AYLESFORD, N.S. - What started as a visit to a relative in a local nursing home has turned into a Valley-wide community project.
Amanda Cress of Aylesford set a lofty goal when she started the aptly named service project dubbed Spreading Holiday Joy to Seniors. She’s started a movement wherein community members are rallying together with the common objective of making enough Christmas cards to ensure that every nursing home resident in the Annapolis Valley will receive a handmade card.
Cress says she got the idea back in September when visiting her husband’s grandmother in a local facility.
“Every time we take our children in to visit, there are at least half a dozen residents sitting near the entry, waiting and watching for someone to come visit,” says Cress. “They love seeing the children and love having visitors all together.”
At the same time, Cress had been thinking about what community project she would do with her two daughters, ages 13 and six. Over the past six years, Cress and her daughter had done service projects on their own and through Girl Guides Canada, filled Operation Christmas Child Shoeboxes and collected winter clothing and hygiene products for shelters.
Cress remembered that last Valentine’s Day, her Brownie group had made and delivered cards for seniors at a local facility. The residents loved them so much that she wondered why they couldn’t do that for Christmas. For some of these people it is the only gift that they may receive over the holidays, she thought.
From there, Cress researched every government facility from Windsor to Annapolis Royal and made a list of the number of beds in each. She came up with a total of 1,037.
“I naively thought that we could do it on our own,” admits Cress. “Soon, I realized that the number was about double of what I had initially expected, and so I created a Facebook page to start inviting friends and family to participate.”
The response, Cress says, has been overwhelming from the public, from families, youth groups, community organizations and teachers alike. To date, more than 860 cards have been collected.
Tracy Churchill, a facilitator with the Hants Learning Network Association in Windsor held a card-making session in one of her recent Saturday family literacy fun workshops. Kids worked together with their parents to create their cards.
“This project not only promotes literacy for families but helps to spread the holiday spirit to our whole community,” says Churchill. “We are always looking for activities that create a community space where learning is fun and engaging.”
How to help
Cress needs all card donations by Dec. 5, so they have a few days to sort through them all and package them up for their destinations. Card deliveries will start anytime after Dec. 10. Any families or groups interested in making cards or delivering some are asked to contact Amanda Cress at email@example.com.

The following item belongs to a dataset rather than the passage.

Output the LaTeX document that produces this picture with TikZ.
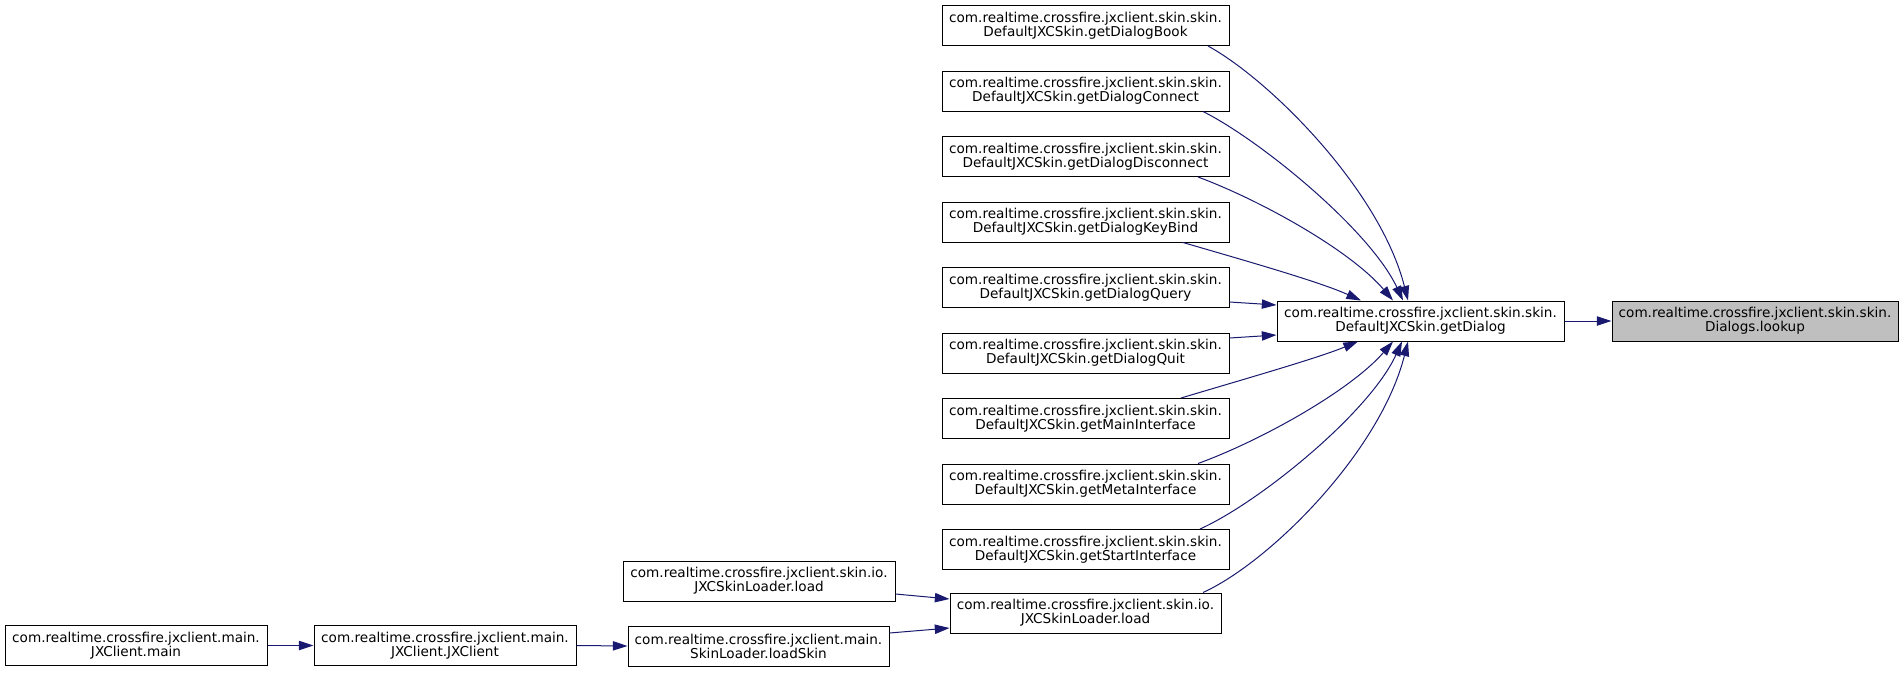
\documentclass[tikz,border=0pt]{standalone}
\usepackage{fontspec}
\setmainfont{DejaVu Sans}
\usetikzlibrary{arrows.meta,calc}
\definecolor{navyedge}{HTML}{191970}
\definecolor{lookupgray}{HTML}{BFBFBF}
\begin{document}
\begin{tikzpicture}[x=0.75pt,y=-0.75pt,
  box/.style={draw=black, line width=0.75pt, fill=white, minimum height=30pt,
    inner sep=0pt, align=center, font=\fontsize{10.2}{10.5}\selectfont},
  colbox/.style={box, minimum width=215.25pt},
  edge/.style={draw=navyedge, line width=0.75pt, -{Triangle[length=11pt,width=7pt]}}]
\fill[white] (0,0) rectangle (1904,672);
\useasboundingbox (0,0) rectangle (1904,672);

% root and main callee
\node[box, fill=lookupgray, minimum width=214.5pt] (lookup) at (1755,321)
  {com.realtime.crossfire.jxclient.skin.skin.\\Dialogs.lookup};
\node[colbox] (dlg) at (1420.5,321)
  {com.realtime.crossfire.jxclient.skin.skin.\\DefaultJXCSkin.getDialog};

% column of callers
\node[colbox] (book)  at (1085.5,25.5)  {com.realtime.crossfire.jxclient.skin.skin.\\DefaultJXCSkin.getDialogBook};
\node[colbox] (conn)  at (1085.5,91)    {com.realtime.crossfire.jxclient.skin.skin.\\DefaultJXCSkin.getDialogConnect};
\node[colbox] (disc)  at (1085.5,156.5) {com.realtime.crossfire.jxclient.skin.skin.\\DefaultJXCSkin.getDialogDisconnect};
\node[colbox] (keyb)  at (1085.5,222)   {com.realtime.crossfire.jxclient.skin.skin.\\DefaultJXCSkin.getDialogKeyBind};
\node[colbox] (query) at (1085.5,287.5) {com.realtime.crossfire.jxclient.skin.skin.\\DefaultJXCSkin.getDialogQuery};
\node[colbox] (quit)  at (1085.5,353)   {com.realtime.crossfire.jxclient.skin.skin.\\DefaultJXCSkin.getDialogQuit};
\node[colbox] (mainif) at (1085.5,418.5) {com.realtime.crossfire.jxclient.skin.skin.\\DefaultJXCSkin.getMainInterface};
\node[colbox] (metaif) at (1085.5,484)  {com.realtime.crossfire.jxclient.skin.skin.\\DefaultJXCSkin.getMetaInterface};
\node[colbox] (startif) at (1085.5,549.5) {com.realtime.crossfire.jxclient.skin.skin.\\DefaultJXCSkin.getStartInterface};

% loaders
\node[box, minimum width=203.25pt] (loadr) at (1085.5,613)
  {com.realtime.crossfire.jxclient.skin.io.\\JXCSkinLoader.load};
\node[box, minimum width=204pt] (loadl) at (759,581)
  {com.realtime.crossfire.jxclient.skin.io.\\JXCSkinLoader.load};
\node[box, minimum width=195.75pt] (loadskin) at (758.5,646)
  {com.realtime.crossfire.jxclient.main.\\SkinLoader.loadSkin};
\node[box, minimum width=196.5pt] (jxc) at (445,645.5)
  {com.realtime.crossfire.jxclient.main.\\JXClient.JXClient};
\node[box, minimum width=196.5pt] (jmain) at (136,645.5)
  {com.realtime.crossfire.jxclient.main.\\JXClient.main};

% edges
\draw[edge] (dlg.east) -- (lookup.west);

\draw[edge] ($(book.south)+(122.5,0)$) .. controls (1270,80) and (1380,190) .. ($(dlg.north)+(-12.5,0)$);
\draw[edge] ($(conn.south)+(117.5,0)$) .. controls (1260,140) and (1370,230) .. ($(dlg.north)+(-17.5,0)$);
\draw[edge] ($(disc.south)+(112.5,0)$) .. controls (1260,200) and (1350,250) .. ($(dlg.north)+(-27.5,0)$);
\draw[edge] ($(keyb.south)+(97.5,0)$) .. controls (1250,262) and (1320,282) .. ($(dlg.north)+(-59.5,0)$);
\draw[edge] ($(query.east)+(0,14.5)$) -- ($(dlg.west)+(0,-16)$);
\draw[edge] ($(quit.east)+(0,-15)$) -- ($(dlg.west)+(0,14)$);
\draw[edge] ($(mainif.north)+(95.5,0)$) .. controls (1248,378) and (1318,358) .. ($(dlg.south)+(-62.5,0)$);
\draw[edge] ($(metaif.north)+(112.5,0)$) .. controls (1260,441) and (1350,391) .. ($(dlg.south)+(-27.5,0)$);
\draw[edge] ($(startif.north)+(114.5,0)$) .. controls (1260,502) and (1370,412) .. ($(dlg.south)+(-18.5,0)$);
\draw[edge] ($(loadr.north)+(117.5,0)$) .. controls (1270,562) and (1380,452) .. ($(dlg.south)+(-12.5,0)$);

\draw[edge] ($(loadl.east)+(0,13)$) -- ($(loadr.west)+(0,-14)$);
\draw[edge] ($(loadskin.east)+(0,-13)$) -- ($(loadr.west)+(0,15)$);
\draw[edge] (jxc.east) -- (loadskin.west);
\draw[edge] (jmain.east) -- (jxc.west);
\end{tikzpicture}
\end{document}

This project has been really cool, says Cress, because they are getting other people involved. People are sitting down with their children to make cards and they are explaining to the children where the cards are going. They are spreading compassion and awareness, she said.
“Every one of these people who have helped contribute should feel proud. Whether they have made one card or 10, it all comes together to make an amazing thing happen.”